* Set task *
Tell how many lines carry the word "chart"; the reply is the number and nothing else.

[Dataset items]

=-=-=

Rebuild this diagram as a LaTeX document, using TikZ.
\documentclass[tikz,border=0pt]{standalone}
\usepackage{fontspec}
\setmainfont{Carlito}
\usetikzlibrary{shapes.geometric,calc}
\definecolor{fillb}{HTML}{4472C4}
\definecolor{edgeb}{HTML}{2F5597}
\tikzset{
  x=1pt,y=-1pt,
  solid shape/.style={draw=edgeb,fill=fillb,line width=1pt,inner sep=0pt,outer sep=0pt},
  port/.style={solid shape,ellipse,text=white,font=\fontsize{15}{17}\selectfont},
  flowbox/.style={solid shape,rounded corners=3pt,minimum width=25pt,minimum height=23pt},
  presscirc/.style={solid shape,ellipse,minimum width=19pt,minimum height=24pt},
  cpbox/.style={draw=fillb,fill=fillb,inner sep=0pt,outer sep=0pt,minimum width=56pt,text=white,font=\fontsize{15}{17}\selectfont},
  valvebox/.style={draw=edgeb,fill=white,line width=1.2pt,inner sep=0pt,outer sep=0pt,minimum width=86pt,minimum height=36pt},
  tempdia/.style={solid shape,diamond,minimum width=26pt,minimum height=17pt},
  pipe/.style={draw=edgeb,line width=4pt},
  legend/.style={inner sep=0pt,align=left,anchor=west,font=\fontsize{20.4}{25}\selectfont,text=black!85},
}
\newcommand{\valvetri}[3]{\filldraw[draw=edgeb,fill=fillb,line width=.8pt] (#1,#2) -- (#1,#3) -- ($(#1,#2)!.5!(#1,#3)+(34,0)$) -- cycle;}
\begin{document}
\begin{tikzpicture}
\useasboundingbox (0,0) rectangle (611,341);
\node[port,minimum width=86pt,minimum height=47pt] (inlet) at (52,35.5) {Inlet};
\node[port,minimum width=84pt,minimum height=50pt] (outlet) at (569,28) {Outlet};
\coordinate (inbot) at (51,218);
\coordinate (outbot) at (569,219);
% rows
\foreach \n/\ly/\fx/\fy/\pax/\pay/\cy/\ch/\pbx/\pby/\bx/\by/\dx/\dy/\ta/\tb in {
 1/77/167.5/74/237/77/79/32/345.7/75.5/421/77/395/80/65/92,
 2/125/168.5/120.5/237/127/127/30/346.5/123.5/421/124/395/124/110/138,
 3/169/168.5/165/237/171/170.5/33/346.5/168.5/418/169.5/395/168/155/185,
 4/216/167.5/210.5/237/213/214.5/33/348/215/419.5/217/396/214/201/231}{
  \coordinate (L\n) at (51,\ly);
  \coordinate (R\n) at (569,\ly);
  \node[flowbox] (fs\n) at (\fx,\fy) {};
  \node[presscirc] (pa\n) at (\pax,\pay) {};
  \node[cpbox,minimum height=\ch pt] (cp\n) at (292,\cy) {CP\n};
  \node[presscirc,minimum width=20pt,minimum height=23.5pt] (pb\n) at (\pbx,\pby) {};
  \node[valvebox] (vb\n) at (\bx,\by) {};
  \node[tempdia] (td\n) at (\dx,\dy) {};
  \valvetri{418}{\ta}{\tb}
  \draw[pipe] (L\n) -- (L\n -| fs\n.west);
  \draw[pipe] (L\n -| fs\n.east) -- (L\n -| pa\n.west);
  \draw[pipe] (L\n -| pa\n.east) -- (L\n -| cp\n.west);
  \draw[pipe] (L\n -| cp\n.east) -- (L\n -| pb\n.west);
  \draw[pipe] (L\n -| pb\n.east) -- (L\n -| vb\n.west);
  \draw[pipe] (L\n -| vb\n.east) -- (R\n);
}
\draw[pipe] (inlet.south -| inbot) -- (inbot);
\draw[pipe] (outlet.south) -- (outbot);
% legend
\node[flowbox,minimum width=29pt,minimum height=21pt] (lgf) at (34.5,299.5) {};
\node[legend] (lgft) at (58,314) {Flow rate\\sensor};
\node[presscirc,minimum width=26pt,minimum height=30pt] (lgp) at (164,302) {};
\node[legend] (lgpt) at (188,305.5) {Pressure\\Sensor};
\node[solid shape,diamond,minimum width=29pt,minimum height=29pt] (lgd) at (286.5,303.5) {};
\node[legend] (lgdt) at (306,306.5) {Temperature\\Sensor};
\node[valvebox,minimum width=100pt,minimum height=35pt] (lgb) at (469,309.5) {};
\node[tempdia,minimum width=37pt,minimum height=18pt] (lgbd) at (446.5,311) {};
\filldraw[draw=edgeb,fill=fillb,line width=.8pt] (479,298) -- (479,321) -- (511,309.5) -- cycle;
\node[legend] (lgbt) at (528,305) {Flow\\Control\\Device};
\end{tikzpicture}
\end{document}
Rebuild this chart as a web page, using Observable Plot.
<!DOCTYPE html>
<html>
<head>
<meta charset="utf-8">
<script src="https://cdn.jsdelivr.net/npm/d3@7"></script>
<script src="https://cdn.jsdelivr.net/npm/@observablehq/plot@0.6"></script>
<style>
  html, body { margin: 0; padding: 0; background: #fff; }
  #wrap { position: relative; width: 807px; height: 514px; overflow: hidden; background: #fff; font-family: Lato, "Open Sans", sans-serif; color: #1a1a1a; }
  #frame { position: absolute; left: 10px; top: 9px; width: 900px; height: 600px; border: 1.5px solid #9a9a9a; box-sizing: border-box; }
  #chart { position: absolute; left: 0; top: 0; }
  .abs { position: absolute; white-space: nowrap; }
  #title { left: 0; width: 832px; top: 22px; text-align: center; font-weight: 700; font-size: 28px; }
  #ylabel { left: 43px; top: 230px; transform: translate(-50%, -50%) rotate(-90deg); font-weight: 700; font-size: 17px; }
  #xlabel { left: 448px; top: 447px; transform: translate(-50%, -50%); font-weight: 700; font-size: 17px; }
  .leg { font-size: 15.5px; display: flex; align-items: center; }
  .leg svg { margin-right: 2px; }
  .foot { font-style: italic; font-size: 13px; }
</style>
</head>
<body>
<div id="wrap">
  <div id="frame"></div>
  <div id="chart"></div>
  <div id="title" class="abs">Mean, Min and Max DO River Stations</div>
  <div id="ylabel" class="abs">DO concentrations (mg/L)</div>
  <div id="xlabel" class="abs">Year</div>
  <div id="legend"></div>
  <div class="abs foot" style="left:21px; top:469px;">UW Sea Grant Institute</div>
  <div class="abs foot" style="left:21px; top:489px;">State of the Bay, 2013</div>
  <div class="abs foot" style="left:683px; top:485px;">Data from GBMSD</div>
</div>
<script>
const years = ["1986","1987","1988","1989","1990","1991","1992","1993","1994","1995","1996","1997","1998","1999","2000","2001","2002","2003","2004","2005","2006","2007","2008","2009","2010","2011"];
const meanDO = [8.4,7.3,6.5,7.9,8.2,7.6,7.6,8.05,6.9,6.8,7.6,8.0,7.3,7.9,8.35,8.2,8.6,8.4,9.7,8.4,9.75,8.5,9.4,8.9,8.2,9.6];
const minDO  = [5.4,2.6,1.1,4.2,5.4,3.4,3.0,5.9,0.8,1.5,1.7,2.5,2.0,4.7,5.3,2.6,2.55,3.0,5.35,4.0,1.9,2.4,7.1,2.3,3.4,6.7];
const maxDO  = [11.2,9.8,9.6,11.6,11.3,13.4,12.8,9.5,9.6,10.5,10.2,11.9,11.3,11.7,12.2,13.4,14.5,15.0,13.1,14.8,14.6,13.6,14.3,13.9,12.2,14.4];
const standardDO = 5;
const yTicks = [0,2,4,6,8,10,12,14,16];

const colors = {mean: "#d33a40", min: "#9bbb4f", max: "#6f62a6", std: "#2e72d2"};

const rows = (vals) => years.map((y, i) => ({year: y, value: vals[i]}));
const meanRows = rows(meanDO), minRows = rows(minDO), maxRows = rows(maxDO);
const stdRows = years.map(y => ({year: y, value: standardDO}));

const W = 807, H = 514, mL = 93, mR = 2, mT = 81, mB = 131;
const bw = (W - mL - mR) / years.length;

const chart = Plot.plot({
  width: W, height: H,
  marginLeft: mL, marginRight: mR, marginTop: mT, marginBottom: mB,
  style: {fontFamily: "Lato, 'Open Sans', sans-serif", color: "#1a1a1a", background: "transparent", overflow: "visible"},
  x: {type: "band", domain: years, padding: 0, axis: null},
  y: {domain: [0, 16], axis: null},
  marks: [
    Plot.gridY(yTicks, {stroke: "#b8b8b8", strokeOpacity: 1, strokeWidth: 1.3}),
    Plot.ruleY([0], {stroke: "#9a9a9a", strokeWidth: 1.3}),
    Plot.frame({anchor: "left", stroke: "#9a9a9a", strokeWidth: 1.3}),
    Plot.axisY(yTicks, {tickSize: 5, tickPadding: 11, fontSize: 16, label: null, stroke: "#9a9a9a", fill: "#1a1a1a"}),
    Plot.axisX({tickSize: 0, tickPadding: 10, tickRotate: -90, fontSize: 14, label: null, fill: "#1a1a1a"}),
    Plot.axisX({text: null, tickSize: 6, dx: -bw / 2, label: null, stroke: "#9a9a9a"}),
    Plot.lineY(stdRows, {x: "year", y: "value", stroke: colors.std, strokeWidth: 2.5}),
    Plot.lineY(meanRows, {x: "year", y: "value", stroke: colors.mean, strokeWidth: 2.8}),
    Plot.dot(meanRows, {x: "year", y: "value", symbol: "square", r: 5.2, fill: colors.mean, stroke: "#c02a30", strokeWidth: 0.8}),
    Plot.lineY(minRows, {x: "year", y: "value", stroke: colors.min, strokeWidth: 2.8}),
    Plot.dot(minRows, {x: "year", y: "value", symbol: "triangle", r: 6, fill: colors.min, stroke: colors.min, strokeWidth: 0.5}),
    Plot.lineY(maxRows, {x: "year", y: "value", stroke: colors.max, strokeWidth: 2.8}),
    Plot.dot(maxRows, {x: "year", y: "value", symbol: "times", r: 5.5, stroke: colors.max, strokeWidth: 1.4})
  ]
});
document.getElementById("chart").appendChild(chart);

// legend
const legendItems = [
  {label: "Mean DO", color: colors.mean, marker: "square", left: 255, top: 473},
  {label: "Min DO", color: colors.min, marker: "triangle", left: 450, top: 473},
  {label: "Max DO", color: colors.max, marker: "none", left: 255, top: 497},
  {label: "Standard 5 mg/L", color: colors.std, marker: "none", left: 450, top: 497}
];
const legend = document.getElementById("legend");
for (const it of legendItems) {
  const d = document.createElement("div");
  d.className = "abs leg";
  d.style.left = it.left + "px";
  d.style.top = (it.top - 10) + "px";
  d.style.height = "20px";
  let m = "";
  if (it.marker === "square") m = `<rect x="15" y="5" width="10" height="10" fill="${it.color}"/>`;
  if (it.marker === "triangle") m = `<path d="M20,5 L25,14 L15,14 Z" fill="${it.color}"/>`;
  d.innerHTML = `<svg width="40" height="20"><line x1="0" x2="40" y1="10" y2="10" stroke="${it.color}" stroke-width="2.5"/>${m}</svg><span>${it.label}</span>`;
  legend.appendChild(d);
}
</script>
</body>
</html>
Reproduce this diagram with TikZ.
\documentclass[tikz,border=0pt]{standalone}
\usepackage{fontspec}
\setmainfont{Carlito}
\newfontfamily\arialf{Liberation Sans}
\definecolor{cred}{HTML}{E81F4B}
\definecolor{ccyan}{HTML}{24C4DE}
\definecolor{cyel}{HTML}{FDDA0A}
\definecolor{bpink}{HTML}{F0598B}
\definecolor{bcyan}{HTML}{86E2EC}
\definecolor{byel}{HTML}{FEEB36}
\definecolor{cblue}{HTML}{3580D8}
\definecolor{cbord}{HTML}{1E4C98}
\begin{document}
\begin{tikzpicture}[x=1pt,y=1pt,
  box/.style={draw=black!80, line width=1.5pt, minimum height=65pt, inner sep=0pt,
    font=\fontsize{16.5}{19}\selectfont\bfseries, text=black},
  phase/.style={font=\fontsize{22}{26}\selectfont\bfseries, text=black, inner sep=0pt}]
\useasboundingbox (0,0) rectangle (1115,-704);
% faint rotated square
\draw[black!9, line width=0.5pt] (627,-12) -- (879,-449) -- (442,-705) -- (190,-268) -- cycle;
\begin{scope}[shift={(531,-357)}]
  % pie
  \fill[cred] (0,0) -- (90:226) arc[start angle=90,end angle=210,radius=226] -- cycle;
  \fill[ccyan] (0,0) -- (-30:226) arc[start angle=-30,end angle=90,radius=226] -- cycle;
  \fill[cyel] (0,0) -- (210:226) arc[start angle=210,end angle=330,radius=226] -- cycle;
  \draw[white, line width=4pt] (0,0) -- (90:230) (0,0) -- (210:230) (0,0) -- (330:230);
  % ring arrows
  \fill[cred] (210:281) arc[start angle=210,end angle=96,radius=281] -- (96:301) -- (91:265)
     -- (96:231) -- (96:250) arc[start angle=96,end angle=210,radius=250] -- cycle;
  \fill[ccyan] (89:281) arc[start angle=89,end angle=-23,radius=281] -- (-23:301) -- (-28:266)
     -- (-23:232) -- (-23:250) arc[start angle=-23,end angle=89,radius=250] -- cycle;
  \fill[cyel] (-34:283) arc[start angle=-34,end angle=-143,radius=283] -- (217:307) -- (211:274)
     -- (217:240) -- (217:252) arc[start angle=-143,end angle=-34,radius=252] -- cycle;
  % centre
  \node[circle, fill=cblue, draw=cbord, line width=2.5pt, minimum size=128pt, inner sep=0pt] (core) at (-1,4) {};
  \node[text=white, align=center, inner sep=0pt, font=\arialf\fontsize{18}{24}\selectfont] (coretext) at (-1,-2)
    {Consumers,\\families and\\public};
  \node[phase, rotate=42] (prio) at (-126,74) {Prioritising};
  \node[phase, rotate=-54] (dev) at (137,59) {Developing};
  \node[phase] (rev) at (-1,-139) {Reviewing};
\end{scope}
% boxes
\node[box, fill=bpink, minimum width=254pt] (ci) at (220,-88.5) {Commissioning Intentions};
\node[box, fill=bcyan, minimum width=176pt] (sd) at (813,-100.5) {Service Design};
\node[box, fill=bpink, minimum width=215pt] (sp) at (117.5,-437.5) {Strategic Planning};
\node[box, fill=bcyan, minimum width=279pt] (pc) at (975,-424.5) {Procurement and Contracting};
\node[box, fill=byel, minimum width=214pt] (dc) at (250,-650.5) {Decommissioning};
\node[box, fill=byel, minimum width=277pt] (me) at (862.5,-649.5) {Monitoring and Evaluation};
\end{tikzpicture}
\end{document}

=-=-=

* Written solution *
5